Le passage que nous venons de citer est immédiatement suivi d’une autre remarque, où nous retrouvons cette conclusion dont Albertutius disait avec quelque dédain : « Ad impossibile potest sequi quodlibet. » Voici cette remarque :

« Et l’on pourroit dire semblablement que se une porcion de terre estoit entre deux mondes par équale distance et se elle se peust deviser, une partie iroit au centre d’un monde et l’autre au centre de l’autre monde.

» Et se elle ne se pouvoit diviser, elle ne se mouvroit pour l’indifférence et seroit aussi comme un fer entre deux aymans équalz et équalement [forts].

» Et se elle estoit plus près d’un monde que de l’autre, elle tendroit vers le centre du plus prochain. »

D’ailleurs, au sujet des états d’équilibre qu’il vient de considérer : équilibre d’une sphère de feu dont le centre serait au centre du Monde, équilibre d’une masse de terre équidistante des centres de deux mondes, notre auteur a reconnu fort clairement qu’ils seraient frappés d’instabilité :

« Je cuide que ce soit vray si le cas estoit tel comme il est devant mis ; mes il ne pourroit par nature estre tel et durer en tel estât, par les variacions ou altérations ou autres mouvemens qui sont de commun cours ; aussi comme une pesante espée ne pourroit longuement estre en estant sus sa pointe. »

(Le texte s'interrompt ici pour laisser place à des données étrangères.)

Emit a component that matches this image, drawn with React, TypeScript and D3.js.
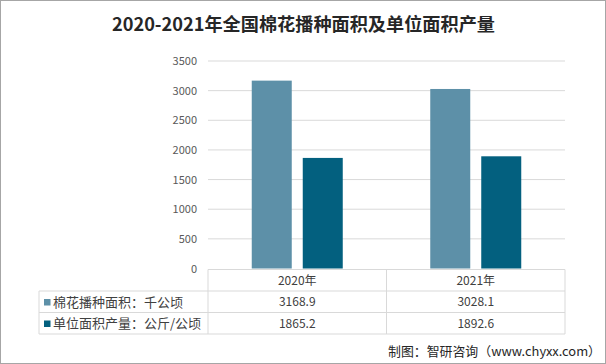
import React from "react";
import * as d3 from "d3";

const categories = ["2020年", "2021年"];
const seriesNames = ["棉花播种面积：千公顷", "单位面积产量：公斤/公顷"];
const areaValues = [3168.9, 3028.1];
const yieldValues = [1865.2, 1892.6];
const tickValues = [0, 500, 1000, 1500, 2000, 2500, 3000, 3500];
const colors = ["#5D90A8", "#03607F"];

export default function App() {
  const W = 606, H = 364;
  const left = 208, right = 565, top = 61, bottom = 268.5;
  const x = d3.scaleBand().domain(categories).range([left, right]);
  const y = d3.scaleLinear().domain([0, 3500]).range([bottom, top]);
  const barW = 40, gap = 11;
  const series = [areaValues, yieldValues];
  const rowTop = [269.5, 291, 312.5, 334];
  const font = "'Microsoft YaHei','Noto Sans CJK SC','Noto Sans',sans-serif";
  return (
    <svg width={W} height={H} style={{ position: "absolute", left: 0, top: 0 }}>
      <rect x={0.5} y={0.5} width={W - 1} height={H - 1} fill="#fff" stroke="#a6a6a6" />
      <text x={303.5} y={30.5} textAnchor="middle" fontSize={18} fontWeight="bold" fill="#262626"
        textLength={383} lengthAdjust="spacingAndGlyphs"
        fontFamily="'Noto Sans CJK SC',serif">2020-2021年全国棉花播种面积及单位面积产量</text>
      {tickValues.map((t) => (
        <g key={t}>
          {t > 0 && <line x1={left} x2={right} y1={y(t)} y2={y(t)} stroke="#d9d9d9" />}
          <text x={197} y={y(t) + 4} textAnchor="end" fontSize={11} fill="#595959" fontFamily={font}>{t}</text>
        </g>
      ))}
      {categories.map((c, i) =>
        series.map((s, j) => {
          const cx = x(c)! + x.bandwidth() / 2;
          const bx = j === 0 ? cx - gap / 2 - barW : cx + gap / 2;
          return <rect key={c + j} x={bx} y={y(s[i])} width={barW} height={bottom - y(s[i])} fill={colors[j]} />;
        })
      )}
      <g stroke="#d9d9d9" strokeWidth={1}>
        <line x1={left} x2={right} y1={rowTop[0]} y2={rowTop[0]} />
        <line x1={39} x2={right} y1={rowTop[1]} y2={rowTop[1]} />
        <line x1={39} x2={right} y1={rowTop[2]} y2={rowTop[2]} />
        <line x1={39} x2={right} y1={rowTop[3]} y2={rowTop[3]} />
        <line x1={left} x2={left} y1={rowTop[0]} y2={rowTop[3]} />
        <line x1={39} x2={39} y1={rowTop[1]} y2={rowTop[3]} />
        <line x1={right} x2={right} y1={rowTop[0]} y2={rowTop[3]} />
        <line x1={x(categories[1])} x2={x(categories[1])} y1={rowTop[0]} y2={rowTop[3]} />
      </g>
      {categories.map((c) => (
        <text key={c} x={x(c)! + x.bandwidth() / 2} y={284.5} textAnchor="middle" fontSize={12} fill="#404040" fontFamily={font}>{c}</text>
      ))}
      {seriesNames.map((n, j) => (
        <g key={n}>
          <rect x={44} y={rowTop[j + 1] + 8} width={6.5} height={6.5} fill={colors[j]} />
          <text x={53} y={rowTop[j + 1] + 15.5} fontSize={13} fill="#404040" fontFamily={font}>{n}</text>
          {categories.map((c, i) => (
            <text key={c} x={x(c)! + x.bandwidth() / 2} y={rowTop[j + 1] + 15} textAnchor="middle" fontSize={12} fill="#404040" fontFamily={font}>
              {series[j][i].toFixed(1)}
            </text>
          ))}
        </g>
      ))}
      <text x={388} y={356} fontSize={12.8} fill="#262626" fontFamily={font}
        textLength={213} lengthAdjust="spacingAndGlyphs">制图：智研咨询（www.chyxx.com）</text>
    </svg>
  );
}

Toutes ces remarques, comme l’a dit l’Évêque de Lisieux, sont « à octroyer selon la philosophie d’Aristote. » Cette philosophie, il la va délaisser dans son dernier chapitre sur la pluralité des Mondes, chapitre qui porte ce titre[1] :

« Ou XIXe chapitre, il réprouve les opinions contraires à ce que dit est ou chapitre précéden. »

Voici comment, à la fin de ce chapitre, il annonce qu’il nous va donner sa propre pensée[2] :

« Or sont finis les chapitres où Aristote entendoit prouver que c’est impossible que plus d’un monde soit ; et est bon de considérer selon la vérité ce que l’on puet dire en ceste matière, sans regarder autorité de homme, mes seulement à pure raison.

  1. Nicole Oresme Op. laud., livre I, ch. XIX ; ms. cit., fol. 17, col. a.
  2. Nicole Oresme, loc. cit., fol. 20, col. a.